“Was it Planned?” – This question achieves nothing. People that did plan feel upset and wonder why you’d assume differently and people that didn’t plan feel like you’re undermining the love for their child. It’s not your business, you don’t need to know!
“When will you have another?” – Let’s just get this one out of my uterus first shall we?
“Are you allowed to eat that?” – Food guidelines change all the time, halfway through my pregnancy, I was told runny eggs are all good despite doctors previously warning me off them. Pregnant woman are well aware of what they can and can’t eat, you don’t have to remind them.
“Are you going to breastfeed?” – This can be quite a personal question, also it’s usually asked by the person you would never want to discuss your breasts with… like your gran.
“You’re not breastfeeding – oh but it’s so good for bonding!” – I have heard this so many times, right so I can only bond with my baby via breastfeeding? The 9 months he chilled out in my uterus mean nothing?
“Your bump is massive!” – All pregnant girls know they are pregnant, but sometimes the prospect of your growing body is scary… the word massive is never a welcome word.
“Your bump is so small” – Also to be completely hypocritical, we also want our babies to be growing and blooming. We want to look pregnant, not chubby, we get a complex when we are told our bump is little.
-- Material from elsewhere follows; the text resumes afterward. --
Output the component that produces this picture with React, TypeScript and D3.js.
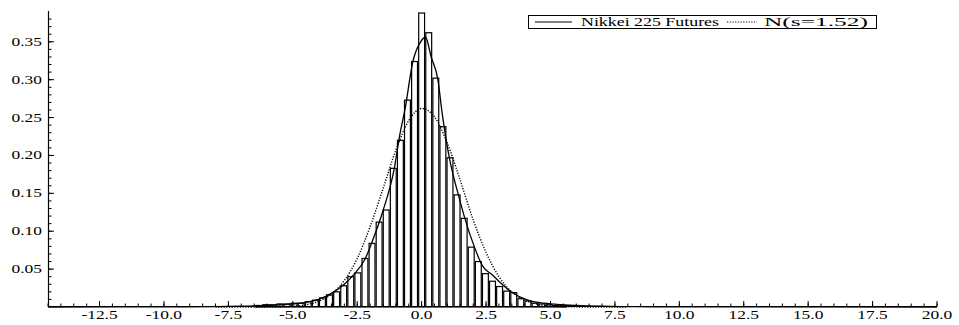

“Make sure you get some sleep now!” – Pregnancy throws pelvic girdle pain, SPD, insomnia, over-heating, vivid dreams as well as many other dramas at you… sleep gets compromised. I was told this five times after a terrible night of hip and pelvis pain that meant I got 3-hours sleep, it’s clear I wasn’t getting sleep.
“Labour is horrible” – I was under no false pretence that it was a walk in the park, but I don’t need reminding…
“You don’t know what you’ve let yourself in for” – Right – I made this baby and I am over-joyed… there is nothing more disheartening than people telling you how you either won’t cope or that you have no idea what to expect. Like obviously no I don’t, but I will learn.
“Life stops now” – Cheers. What good is that advice to anyone??
“What gender would you prefer?” – Again, what does this achieve? There is nothing I can do to change this outcome?
“You eat loads” – Yes… I am feeding a child’s growth and powering my body to do so. I might need an extra bit of food to help that along.
“You’ve got ages left” – Someone said this to me when I was feeling rubbish and uncomfortable at 38 weeks, they delivered that stark reminder that I could still have up to 4 weeks left… again, I KNOW THIS, I don’t need your reminder and what good has it achieved?
“Aren’t you worried eating so much rubbish when pregnant? I wouldn’t do that” – Good for you. Someone said this to me after I felt dizzy and had bought a coke. They started reading out the “chemicals” I was feeding my baby. My response “I’m sure at some point in his life he’ll drink cola… let’s start him early”
“You’ve had the longest pregnancy ever!” – Nope, the same amount of time as everyone else’s.
“Oh, I’m not sure on that name” – That’s alright, it’s not your baby.
“Oh, you’re returning to work?” – Yes, this is a super sensitive subject for a lot of mums and they will have insecurities about it, they don’t need to go through those insecurities with you.
“Are you scared of labour?” – A watermelon coming out of my privates? Nah – fine about it.
“November birthday, that’s mean for the poor child” – Sorry about that!
“Is your partner excited?” – What his baby? Nah.
“Is your mum excited?” – For her first grandchild? Nah, she’s dreading it.
“How much weight have you gained?” – Would you ask this if I wasn’t pregnant? No? Probably still not the time.
“Your vagina will never look the same!” – Great.